■ WHAT YOU NEED TO DO ■
Line by line, repeat the data below exactly, beginning at the first line and ending at the line with "import plotly.graph_objects as go". Omit pictures.

■ COLLECTED DATA ■
☆ ☆ ☆ ☆ ☆

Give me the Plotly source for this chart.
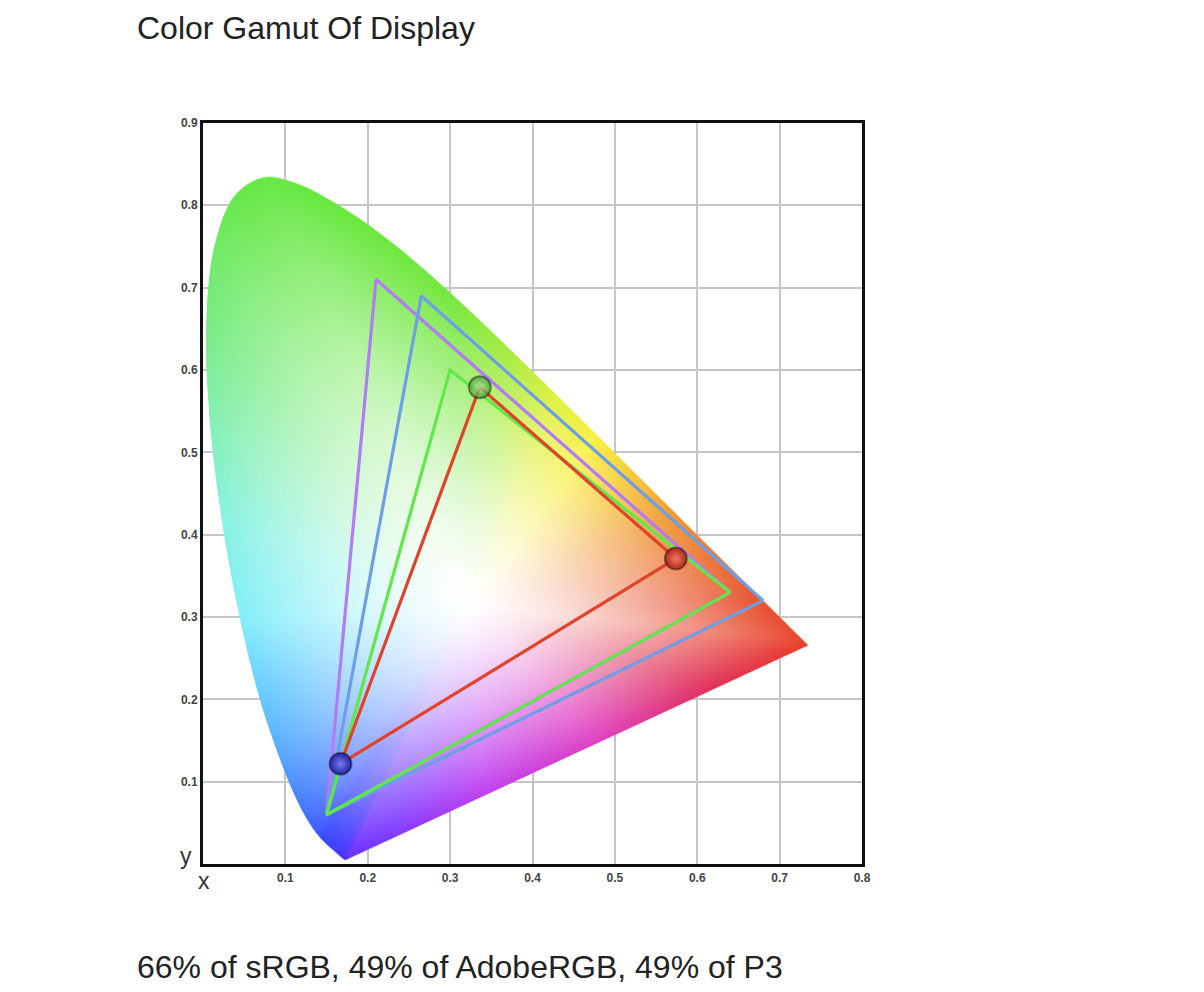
import base64
import struct
import zlib

import numpy as np
import plotly.graph_objects as go

# ---------------- data ----------------
# CIE 1931 2-degree spectral locus (chromaticity x, y), 380-700 nm every 5 nm
locus_wl = list(range(380, 705, 5))
locus_x = [0.1741, 0.1740, 0.1738, 0.1736, 0.1733, 0.1730, 0.1726, 0.1721, 0.1714, 0.1703,
           0.1689, 0.1669, 0.1644, 0.1611, 0.1566, 0.1510, 0.1440, 0.1355, 0.1241, 0.1096,
           0.0913, 0.0687, 0.0454, 0.0235, 0.0082, 0.0039, 0.0139, 0.0389, 0.0743, 0.1142,
           0.1547, 0.1929, 0.2296, 0.2658, 0.3016, 0.3373, 0.3731, 0.4087, 0.4441, 0.4788,
           0.5125, 0.5448, 0.5752, 0.6029, 0.6270, 0.6482, 0.6658, 0.6801, 0.6915, 0.7006,
           0.7079, 0.7140, 0.7190, 0.7230, 0.7260, 0.7283, 0.7300, 0.7311, 0.7320, 0.7327,
           0.7334, 0.7340, 0.7344, 0.7346, 0.7347]
locus_y = [0.0050, 0.0050, 0.0049, 0.0049, 0.0048, 0.0048, 0.0048, 0.0048, 0.0051, 0.0058,
           0.0069, 0.0086, 0.0109, 0.0138, 0.0177, 0.0227, 0.0297, 0.0399, 0.0578, 0.0868,
           0.1327, 0.2007, 0.2950, 0.4127, 0.5384, 0.6548, 0.7502, 0.8120, 0.8338, 0.8262,
           0.8059, 0.7816, 0.7543, 0.7243, 0.6923, 0.6589, 0.6245, 0.5896, 0.5547, 0.5202,
           0.4866, 0.4544, 0.4242, 0.3965, 0.3725, 0.3514, 0.3340, 0.3197, 0.3083, 0.2993,
           0.2920, 0.2859, 0.2809, 0.2770, 0.2740, 0.2717, 0.2700, 0.2689, 0.2680, 0.2673,
           0.2666, 0.2660, 0.2656, 0.2654, 0.2653]

# Gamut triangles (R, G, B primaries)
srgb_x = [0.64, 0.30, 0.15]
srgb_y = [0.33, 0.60, 0.06]
adobe_x = [0.64, 0.21, 0.15]
adobe_y = [0.33, 0.71, 0.06]
p3_x = [0.68, 0.265, 0.15]
p3_y = [0.32, 0.69, 0.06]
display_x = [0.574, 0.336, 0.167]
display_y = [0.371, 0.579, 0.122]

x_tickvals = [0.1, 0.2, 0.3, 0.4, 0.5, 0.6, 0.7, 0.8]
x_ticktext = ["0.1", "0.2", "0.3", "0.4", "0.5", "0.6", "0.7", "0.8"]
y_tickvals = [0.1, 0.2, 0.3, 0.4, 0.5, 0.6, 0.7, 0.8, 0.9]
y_ticktext = ["0.1", "0.2", "0.3", "0.4", "0.5", "0.6", "0.7", "0.8", "0.9"]

title_text = "Color Gamut Of Display"
coverage_text = "66% of sRGB, 49% of AdobeRGB, 49% of P3"

# ------------- background colour field (style only) -------------
# edge colours along the boundary: wavelength 380..700, then purple line 700..800
edge_p = [380, 430, 460, 475, 485, 490, 495, 500, 505, 515, 530, 550, 560, 568, 575,
          582, 590, 600, 615, 700, 720, 745, 770, 790, 800]
edge_hex = ["#6a30ff", "#4a30ff", "#3848ff", "#4a88ff", "#66c8ff", "#84eefa", "#88f2e4",
            "#84f0b4", "#78ec84", "#66e848", "#66e83c", "#74e83c", "#a8ec40", "#e0f040",
            "#f8f040", "#f8c838", "#f09830", "#ec7030", "#e85030", "#e83c28", "#e03058",
            "#e040c0", "#c040f0", "#8038ff", "#6a30ff"]


def hex_rgb(h):
    return [int(h[i:i + 2], 16) for i in (1, 3, 5)]


edge_rgb = np.array([hex_rgb(h) for h in edge_hex], dtype=float)


def centripetal_cr(P, n=16):
    """Smooth polyline through points P (centripetal Catmull-Rom)."""
    P = np.asarray(P, dtype=float)
    ext = np.vstack([2 * P[0] - P[1], P, 2 * P[-1] - P[-2]])
    out = []
    for i in range(1, len(ext) - 2):
        p0, p1, p2, p3 = ext[i - 1], ext[i], ext[i + 1], ext[i + 2]
        t0 = 0.0
        t1 = t0 + max(np.linalg.norm(p1 - p0), 1e-9) ** 0.5
        t2 = t1 + max(np.linalg.norm(p2 - p1), 1e-9) ** 0.5
        t3 = t2 + max(np.linalg.norm(p3 - p2), 1e-9) ** 0.5
        for t in np.linspace(t1, t2, n, endpoint=False):
            a1 = (t1 - t) / (t1 - t0) * p0 + (t - t0) / (t1 - t0) * p1
            a2 = (t2 - t) / (t2 - t1) * p1 + (t - t1) / (t2 - t1) * p2
            a3 = (t3 - t) / (t3 - t2) * p2 + (t - t2) / (t3 - t2) * p3
            b1 = (t2 - t) / (t2 - t0) * a1 + (t - t0) / (t2 - t0) * a2
            b2 = (t3 - t) / (t3 - t1) * a2 + (t - t1) / (t3 - t1) * a3
            out.append((t2 - t) / (t2 - t1) * b1 + (t - t1) / (t2 - t1) * b2)
    out.append(P[-1])
    return np.array(out)


n_sub = 16
smooth = centripetal_cr(np.column_stack([locus_x, locus_y]), n_sub)
wl = np.array(locus_wl, dtype=float)
sm_p = np.concatenate([np.linspace(wl[i], wl[i + 1], n_sub, endpoint=False)
                       for i in range(len(wl) - 1)] + [wl[-1:]])

WX, WY = 0.325, 0.315
npur = 400
f = np.arange(1, npur) / npur
pur_x = locus_x[-1] + f * (locus_x[0] - locus_x[-1])
pur_y = locus_y[-1] + f * (locus_y[0] - locus_y[-1])
bx = np.concatenate([smooth[:, 0], pur_x])
by = np.concatenate([smooth[:, 1], pur_y])
bp = np.concatenate([sm_p, 700 + 100 * f])
ba = np.arctan2(by - WY, bx - WX)
br = np.hypot(bx - WX, by - WY)
bc = np.stack([np.interp(bp, edge_p, edge_rgb[:, c]) for c in range(3)], axis=1)
order = np.argsort(ba)
ba, br, bc = ba[order], br[order], bc[order]

NX, NY = 659, 743                       # one image pixel per screen pixel
DX, DY = 0.8 / NX, 0.9 / NY
gx = (np.arange(NX) + 0.5) * DX
gy = (np.arange(NY) + 0.5) * DY          # row 0 = bottom (y = 0)
PX, PY = np.meshgrid(gx, gy)
pa = np.arctan2(PY - WY, PX - WX)
pr = np.hypot(PX - WX, PY - WY)
R = np.interp(pa, ba, br, period=2 * np.pi)
t = np.clip(pr / R, 0, 1)
s = t ** 1.4
img = np.zeros((NY, NX, 4), dtype=np.uint8)
for c in range(3):
    C = np.interp(pa, ba, bc[:, c], period=2 * np.pi)
    img[..., c] = np.clip(255 - s * (255 - C), 0, 255).astype(np.uint8)
alpha = np.clip((R - pr) / DX + 0.5, 0, 1)
img[..., 3] = (alpha * 255).astype(np.uint8)


def png_bytes(rgba):
    h, w, _ = rgba.shape
    raw = b"".join(b"\x00" + rgba[i].tobytes() for i in range(h))

    def chunk(tag, data):
        return (struct.pack(">I", len(data)) + tag + data
                + struct.pack(">I", zlib.crc32(tag + data) & 0xFFFFFFFF))

    ihdr = struct.pack(">IIBBBBB", w, h, 8, 6, 0, 0, 0)
    return (b"\x89PNG\r\n\x1a\n" + chunk(b"IHDR", ihdr)
            + chunk(b"IDAT", zlib.compress(raw, 9)) + chunk(b"IEND", b""))


src = "data:image/png;base64," + base64.b64encode(png_bytes(img)).decode()

# ---------------- figure ----------------
fig = go.Figure()
fig.add_trace(go.Image(source=src, x0=DX / 2, y0=DY / 2, dx=DX, dy=DY,
                       zsmooth="fast", hoverinfo="skip"))


def tri(xs, ys, color, name):
    fig.add_trace(go.Scatter(x=xs + xs[:1], y=ys + ys[:1], mode="lines", name=name,
                             line=dict(color=color, width=3.2), hoverinfo="skip",
                             showlegend=False))


tri(adobe_x, adobe_y, "#b27cf2", "AdobeRGB")
tri(p3_x, p3_y, "#6d9ee6", "P3")
tri(srgb_x, srgb_y, "#60e848", "sRGB")
tri(display_x, display_y, "#e0432a", "Display")

fig.add_trace(go.Scatter(
    x=display_x, y=display_y, mode="markers", showlegend=False, hoverinfo="skip",
    marker=dict(size=22,
                color=["rgba(175,35,20,0.95)", "rgba(70,150,45,0.75)", "rgba(30,30,160,0.95)"],
                gradient=dict(type="radial",
                              color=["rgba(245,120,100,0.95)", "rgba(180,235,160,0.75)",
                                     "rgba(120,120,245,0.95)"]),
                line=dict(color="rgba(20,20,20,0.45)", width=2))))

axis_common = dict(showgrid=True, gridcolor="#c6c6c6", gridwidth=2, zeroline=False,
                   showline=True, linecolor="#111111", linewidth=3, mirror=True, ticks="",
                   tickfont=dict(family="Liberation Sans", size=12, color="#444444",
                                 weight="bold"))
fig.update_xaxes(range=[0, 0.8], tickvals=x_tickvals, ticktext=x_ticktext,
                 autorange=False, **axis_common)
fig.update_yaxes(range=[0, 0.9], tickvals=y_tickvals, ticktext=y_ticktext,
                 autorange=False, **axis_common)

fig.update_layout(
    width=1188, height=976,
    margin=dict(l=195, r=334, t=114, b=119),
    paper_bgcolor="white", plot_bgcolor="white",
    font=dict(family="Liberation Sans", color="#222222"),
    annotations=[
        dict(text=title_text, xref="paper", yref="paper", x=-0.1032, y=1.1265,
             xanchor="left", yanchor="middle", showarrow=False,
             font=dict(size=32, color="#222222")),
        dict(text=coverage_text, xref="paper", yref="paper", x=-0.1032, y=-0.1373,
             xanchor="left", yanchor="middle", showarrow=False,
             font=dict(size=32, color="#222222")),
        dict(text="y", xref="paper", yref="paper", x=-0.026, y=0.012,
             xanchor="center", yanchor="middle", showarrow=False,
             font=dict(size=23, color="#333333")),
        dict(text="x", xref="paper", yref="paper", x=0.0015, y=-0.022,
             xanchor="center", yanchor="middle", showarrow=False,
             font=dict(size=23, color="#333333")),
    ],
)

fig.write_html("out.html")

☆ ☆ ☆ ☆ ☆

■ RESULT OF THE EXERCISE ■
Give me the Plotly source for this chart.
import base64
import struct
import zlib

import numpy as np
import plotly.graph_objects as go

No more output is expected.